Kokuyo Camlin Ltd is now celebrating 50 years of Camel colours. And the company is observing it through an art exhibition, which was inaugurated by Uddhav Thackeray at Jehangir Art Gallery on Dec 1.

The exhibition is a collection of works of 80 prominent painters in India. It also has paintings of three generations of an Udaipur family.

Some of the renowned artists whose paintings are being exhibited are Krishan Khanna, Gieve Patel, Vasudev Kamat, BC Sanyal, Shanti Dave and NS Bendre.

Hema Joshi, who is the granddaughter of legendary painter Kala Maharshi SL Haldankar, is also present with her untitled blue abstract painting.

"Around 30 years ago when I ran out of my favourite Indian yellow paint, I searched the whole city but couldn't find it. I was desperate to finish my painting. I then called Subhash Dandekar (chairman emeritus of Camlin). He did not have it either. But within four days, two fat tubes of Indian yellow were at my doorstep. Such is the connect he still maintains with artists," Hema said.

"My father (DP Dandekar) was inspired by Mahatma Gandhi and Swadeshi movement. He decided to enter the education arena and began with ink and stationary. He started Camlin in 1931. I went to England to study colour chemistry in 1960, and introduced Camel colours in January 1964. We persevered and here we are now," said 76-year-old Dandekar, who also oversaw the creation of Camel Art Foundation.

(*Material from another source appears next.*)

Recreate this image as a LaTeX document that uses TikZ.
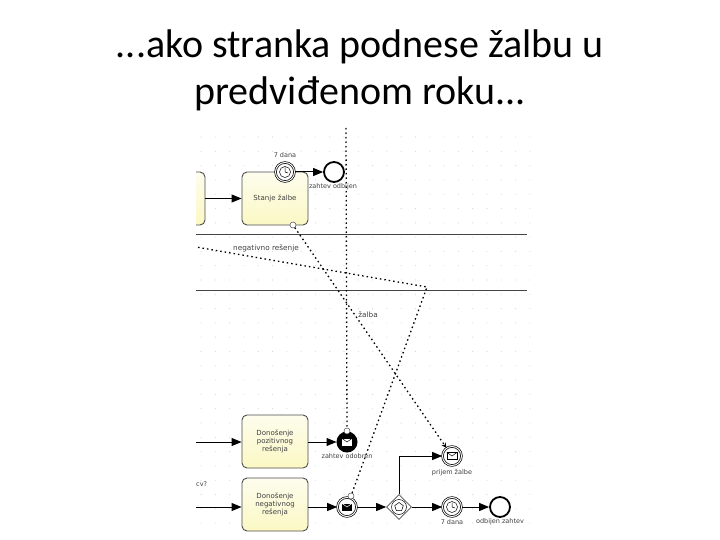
\documentclass[tikz,border=0pt]{standalone}
\usepackage{fontspec}
\setmainfont{Carlito}
\newfontfamily\bpmnfont{DejaVu Sans}
\usetikzlibrary{arrows.meta,shapes.geometric,shapes.misc}
\definecolor{taskfill}{HTML}{FBF8C4}
\definecolor{griddot}{HTML}{D4D4D4}
\definecolor{laneline}{HTML}{444444}
\begin{document}
\begin{tikzpicture}[
		x=1pt, y=-1pt,
		>={Triangle[length=10pt,width=8pt]},
		headline/.style={font=\fontsize{40}{47}\selectfont, align=center, text=black},
		taskbox/.style={rectangle, rounded corners=5pt, draw=black!70, line width=0.9pt, top color=white!70!taskfill, bottom color=taskfill, minimum width=66pt, minimum height=53pt, inner sep=0pt, align=center, font=\bpmnfont\fontsize{7}{8}\selectfont, text=black!75},
		evt/.style={circle, draw=black, line width=1pt, fill=white, minimum size=20pt, inner sep=0pt},
		endevt/.style={evt, line width=1.8pt},
		throwevt/.style={evt, double, double distance=1pt, line width=0.7pt, minimum size=19pt},
		blackevt/.style={evt, fill=black},
		gateway/.style={diamond, draw=black!70, line width=0.7pt, fill=white, minimum size=25pt, inner sep=0pt},
		smallmark/.style={circle, draw=black!70, line width=0.5pt, fill=white, minimum size=6pt, inner sep=0pt},
		evtlabel/.style={font=\bpmnfont\fontsize{6.5}{7}\selectfont, text=black!75, inner sep=0pt},
		biglabel/.style={evtlabel, font=\bpmnfont\fontsize{7.3}{8}\selectfont},
		seqflow/.style={->, line width=1pt, black},
		msgflow/.style={line width=1.3pt, black, dash pattern=on 1.5pt off 3pt},
		laneedge/.style={line width=0.9pt, laneline}
	]
		\useasboundingbox (0,0) rectangle (720,540);
		% heading
		\node[headline] (title) at (360,70) {...ako stranka podnese žalbu u\\predviđenom roku...};
		% grid
		\foreach \i in {0,...,23} {
			\foreach \j in {0,...,27} {
				\fill[griddot] ({201+14.3*\i},{137+14.3*\j}) circle (0.55pt);
			}
		}
		% lanes
		\coordinate (lane1L) at (196,234);
		\coordinate (lane1R) at (527,234);
		\coordinate (lane2L) at (196,290);
		\coordinate (lane2R) at (527,290);
		\draw[laneedge] (lane1L) -- (lane1R);
		\draw[laneedge] (lane2L) -- (lane2R);
		% tasks
		\begin{scope}
			\clip (196,160) rectangle (215,235);
			\node[taskbox] (prev) at (172,198.5) {};
		\end{scope}
		\node[taskbox] (stanje) at (275,198.5) {Stanje žalbe};
		\node[taskbox] (pozitivno) at (275,441.5) {Donošenje\\pozitivnog\\rešenja};
		\node[taskbox] (negativno) at (275,504.5) {Donošenje\\negativnog\\rešenja};
		% events
		\node[throwevt] (rok1) at (285,172) {};
		\node[endevt] (kraj1) at (334,172) {};
		\node[blackevt] (odobren) at (347,442) {};
		\node[throwevt] (poruka) at (347,507) {};
		\node[gateway] (izbor) at (399,507) {};
		\node[throwevt] (prijem) at (452,456) {};
		\node[throwevt] (rok2) at (452,507) {};
		\node[endevt] (kraj2) at (500,507) {};
		% clock marks
		\foreach \c in {rok1,rok2} {
			\draw[line width=0.5pt] (\c) circle (5.5pt);
			\draw[line width=0.5pt] (\c.center) -- ++(0,-4.5) (\c.center) -- ++(3,1);
		}
		% gateway mark
		\draw[line width=0.5pt] (izbor) circle (7.5pt);
		\node[regular polygon, regular polygon sides=5, draw, line width=0.5pt, minimum size=9pt, inner sep=0pt] (izborM) at (izbor) {};
		% envelopes
		\node[rectangle, fill=white, minimum width=10pt, minimum height=7pt, inner sep=0pt] (envA) at (odobren) {};
		\draw[line width=0.5pt] (envA.north west) -- (envA.center) -- (envA.north east);
		\node[rectangle, fill=black, minimum width=10pt, minimum height=7pt, inner sep=0pt] (envB) at (poruka) {};
		\draw[white, line width=0.5pt] (envB.north west) -- (envB.center) -- (envB.north east);
		\node[rectangle, draw, line width=0.5pt, minimum width=10pt, minimum height=7pt, inner sep=0pt] (envC) at (prijem) {};
		\draw[line width=0.5pt] (envC.north west) -- (envC.center) -- (envC.north east);
		% sequence flows
		\draw[seqflow] (prev) -- (stanje);
		\draw[seqflow] (rok1) -- (kraj1);
		\coordinate (ulaz1) at (196,442);
		\coordinate (ulaz2) at (196,507);
		\draw[seqflow] (ulaz1) -- (pozitivno.west |- ulaz1);
		\draw[seqflow] (ulaz2) -- (negativno.west |- ulaz2);
		\draw[seqflow] (pozitivno.east |- odobren) -- (odobren);
		\draw[seqflow] (negativno.east |- poruka) -- (poruka);
		\draw[seqflow] (poruka) -- (izbor);
		\draw[seqflow] (izbor) -- (rok2);
		\draw[seqflow] (rok2) -- (kraj2);
		\draw[seqflow] (izbor.north) |- (prijem);
		% message flows
		\node[smallmark] (granica) at (293,225) {};
		\node[smallmark] (odobrenM) at (347,431) {};
		\node[smallmark] (porukaM) at (351,496) {};
		\coordinate (vrh) at (346,128);
		\coordinate (lom) at (427,287);
		\coordinate (levo) at (196,247);
		\draw[msgflow] (vrh) -- (odobrenM);
		\draw[msgflow] (porukaM) -- (lom) -- (levo);
		\draw[msgflow, -{Stealth[length=5pt,width=5pt]}] (granica) -- (prijem);
		% labels
		\node[evtlabel] (l1) at (285,155) {7 dana};
		\node[evtlabel] (l2) at (333,187) {zahtev odbijen};
		\node[biglabel] (l3) at (266,248) {negativno rešenje};
		\node[biglabel] (l4) at (368,315) {žalba};
		\node[evtlabel] (l5) at (347,456) {zahtev odobren};
		\node[evtlabel] (l6) at (452,473) {prijem žalbe};
		\node[evtlabel] (l7) at (452,522) {7 dana};
		\node[evtlabel] (l8) at (500,522) {odbijen zahtev};
		\node[evtlabel, anchor=west] (l9) at (196,484) {cv?};
	\end{tikzpicture}
\end{document}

The Camel school colour competition is the worlds largest art competition in which over 50 lakh students participate every year.

Indian artists swear by Camel colours—quality, price, brightness and viscosity.

Anant Bowlekar, professor emeritus and HOD of painting at Sir JJ School of Art, said: "Brushes and other stationary were not easily available. And I couldn't afford expensive colours. But when Camlin introduced its range of Camel colours, artists found what they really needed.

Camels' quality is on par with international colours. My paintings were drowned in the 2006 Mumbai flood, but none of them has been affected by fungus yet," Bowlekar said.

Dandekar's father supplied ink to Balasaheb Thackeray for his cartoons, and one of his works has also been put up at the exhibition. "My father used Camlin ink for his cartoons. From a cartoonist he went on to launch the Shiv Sena. If my father hadn't got the ink of his liking, who knows where we would have been today. Any painter in our country is directly related to Camel," said Uddhav, after inaugurating the exhibition that will be on till Dec 7.